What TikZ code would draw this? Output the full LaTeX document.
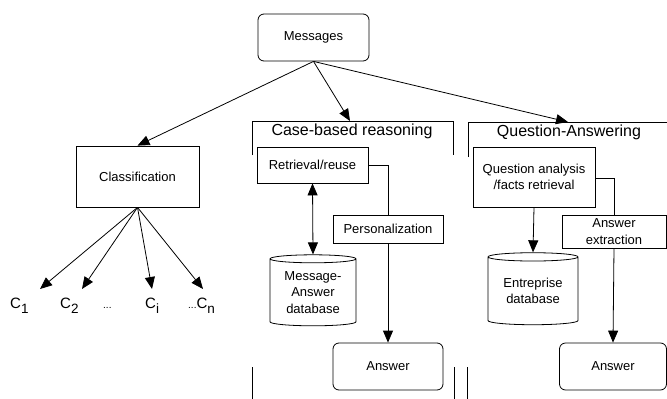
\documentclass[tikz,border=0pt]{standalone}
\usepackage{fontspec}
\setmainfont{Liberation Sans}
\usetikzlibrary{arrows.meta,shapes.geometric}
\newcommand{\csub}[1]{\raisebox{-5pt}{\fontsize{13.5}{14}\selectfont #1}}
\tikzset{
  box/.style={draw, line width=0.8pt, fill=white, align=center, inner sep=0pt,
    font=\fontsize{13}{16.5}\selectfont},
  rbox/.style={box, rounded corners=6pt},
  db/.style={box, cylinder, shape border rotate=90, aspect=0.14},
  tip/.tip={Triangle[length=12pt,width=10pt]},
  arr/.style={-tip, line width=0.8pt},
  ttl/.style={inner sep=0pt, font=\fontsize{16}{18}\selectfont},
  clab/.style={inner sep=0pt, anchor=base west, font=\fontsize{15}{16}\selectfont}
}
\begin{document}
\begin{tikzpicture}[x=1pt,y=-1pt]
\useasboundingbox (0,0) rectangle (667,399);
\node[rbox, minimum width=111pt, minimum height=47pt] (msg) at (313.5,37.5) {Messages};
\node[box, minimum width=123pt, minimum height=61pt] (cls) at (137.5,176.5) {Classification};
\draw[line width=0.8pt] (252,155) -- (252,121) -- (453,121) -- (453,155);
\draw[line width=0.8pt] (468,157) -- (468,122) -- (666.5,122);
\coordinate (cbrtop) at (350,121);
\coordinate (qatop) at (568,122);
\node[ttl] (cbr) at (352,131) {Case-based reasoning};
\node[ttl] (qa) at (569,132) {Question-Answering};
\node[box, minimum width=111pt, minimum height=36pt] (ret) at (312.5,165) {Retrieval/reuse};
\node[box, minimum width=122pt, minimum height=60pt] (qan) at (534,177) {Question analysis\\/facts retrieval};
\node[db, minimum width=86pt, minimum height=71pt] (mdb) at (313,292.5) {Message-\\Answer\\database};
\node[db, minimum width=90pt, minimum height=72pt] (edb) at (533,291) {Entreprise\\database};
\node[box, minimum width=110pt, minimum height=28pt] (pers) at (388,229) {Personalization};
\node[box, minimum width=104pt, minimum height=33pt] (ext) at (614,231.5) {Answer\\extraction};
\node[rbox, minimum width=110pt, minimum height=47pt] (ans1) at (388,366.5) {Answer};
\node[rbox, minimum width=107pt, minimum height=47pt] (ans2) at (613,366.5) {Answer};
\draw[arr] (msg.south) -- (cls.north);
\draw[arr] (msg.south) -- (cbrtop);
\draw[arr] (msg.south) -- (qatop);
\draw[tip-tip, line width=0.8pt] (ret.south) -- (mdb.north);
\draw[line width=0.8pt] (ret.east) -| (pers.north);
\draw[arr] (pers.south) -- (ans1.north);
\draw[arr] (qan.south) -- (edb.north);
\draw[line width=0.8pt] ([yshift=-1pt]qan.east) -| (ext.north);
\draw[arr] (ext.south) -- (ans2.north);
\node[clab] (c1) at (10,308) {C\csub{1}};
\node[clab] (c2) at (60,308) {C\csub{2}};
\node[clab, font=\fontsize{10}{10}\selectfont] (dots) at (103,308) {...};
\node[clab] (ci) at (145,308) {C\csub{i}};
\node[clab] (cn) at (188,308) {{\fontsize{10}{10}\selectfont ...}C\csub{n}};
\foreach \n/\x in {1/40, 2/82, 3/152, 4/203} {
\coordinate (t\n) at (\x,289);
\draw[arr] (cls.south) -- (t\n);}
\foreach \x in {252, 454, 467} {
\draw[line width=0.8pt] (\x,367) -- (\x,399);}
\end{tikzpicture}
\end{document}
##########
• _Written instruction_:
Reproduce the material word for word. Any pictures should be left out of the copy.

• _Solution for this task_:
What TikZ code would draw this? Output the full LaTeX document.
\documentclass[tikz,border=0pt]{standalone}
\usepackage{fontspec}
\setmainfont{Liberation Sans}
\usetikzlibrary{arrows.meta,shapes.geometric}
\newcommand{\csub}[1]{\raisebox{-5pt}{\fontsize{13.5}{14}\selectfont #1}}
\tikzset{
  box/.style={draw, line width=0.8pt, fill=white, align=center, inner sep=0pt,
    font=\fontsize{13}{16.5}\selectfont},
  rbox/.style={box, rounded corners=6pt},
  db/.style={box, cylinder, shape border rotate=90, aspect=0.14},
  tip/.tip={Triangle[length=12pt,width=10pt]},
  arr/.style={-tip, line width=0.8pt},
  ttl/.style={inner sep=0pt, font=\fontsize{16}{18}\selectfont},
  clab/.style={inner sep=0pt, anchor=base west, font=\fontsize{15}{16}\selectfont}
}
\begin{document}
\begin{tikzpicture}[x=1pt,y=-1pt]
\useasboundingbox (0,0) rectangle (667,399);
\node[rbox, minimum width=111pt, minimum height=47pt] (msg) at (313.5,37.5) {Messages};
\node[box, minimum width=123pt, minimum height=61pt] (cls) at (137.5,176.5) {Classification};
\draw[line width=0.8pt] (252,155) -- (252,121) -- (453,121) -- (453,155);
\draw[line width=0.8pt] (468,157) -- (468,122) -- (666.5,122);
\coordinate (cbrtop) at (350,121);
\coordinate (qatop) at (568,122);
\node[ttl] (cbr) at (352,131) {Case-based reasoning};
\node[ttl] (qa) at (569,132) {Question-Answering};
\node[box, minimum width=111pt, minimum height=36pt] (ret) at (312.5,165) {Retrieval/reuse};
\node[box, minimum width=122pt, minimum height=60pt] (qan) at (534,177) {Question analysis\\/facts retrieval};
\node[db, minimum width=86pt, minimum height=71pt] (mdb) at (313,292.5) {Message-\\Answer\\database};
\node[db, minimum width=90pt, minimum height=72pt] (edb) at (533,291) {Entreprise\\database};
\node[box, minimum width=110pt, minimum height=28pt] (pers) at (388,229) {Personalization};
\node[box, minimum width=104pt, minimum height=33pt] (ext) at (614,231.5) {Answer\\extraction};
\node[rbox, minimum width=110pt, minimum height=47pt] (ans1) at (388,366.5) {Answer};
\node[rbox, minimum width=107pt, minimum height=47pt] (ans2) at (613,366.5) {Answer};
\draw[arr] (msg.south) -- (cls.north);
\draw[arr] (msg.south) -- (cbrtop);
\draw[arr] (msg.south) -- (qatop);
\draw[tip-tip, line width=0.8pt] (ret.south) -- (mdb.north);
\draw[line width=0.8pt] (ret.east) -| (pers.north);
\draw[arr] (pers.south) -- (ans1.north);
\draw[arr] (qan.south) -- (edb.north);
\draw[line width=0.8pt] ([yshift=-1pt]qan.east) -| (ext.north);
\draw[arr] (ext.south) -- (ans2.north);
\node[clab] (c1) at (10,308) {C\csub{1}};
\node[clab] (c2) at (60,308) {C\csub{2}};
\node[clab, font=\fontsize{10}{10}\selectfont] (dots) at (103,308) {...};
\node[clab] (ci) at (145,308) {C\csub{i}};
\node[clab] (cn) at (188,308) {{\fontsize{10}{10}\selectfont ...}C\csub{n}};
\foreach \n/\x in {1/40, 2/82, 3/152, 4/203} {
\coordinate (t\n) at (\x,289);
\draw[arr] (cls.south) -- (t\n);}
\foreach \x in {252, 454, 467} {
\draw[line width=0.8pt] (\x,367) -- (\x,399);}
\end{tikzpicture}
\end{document}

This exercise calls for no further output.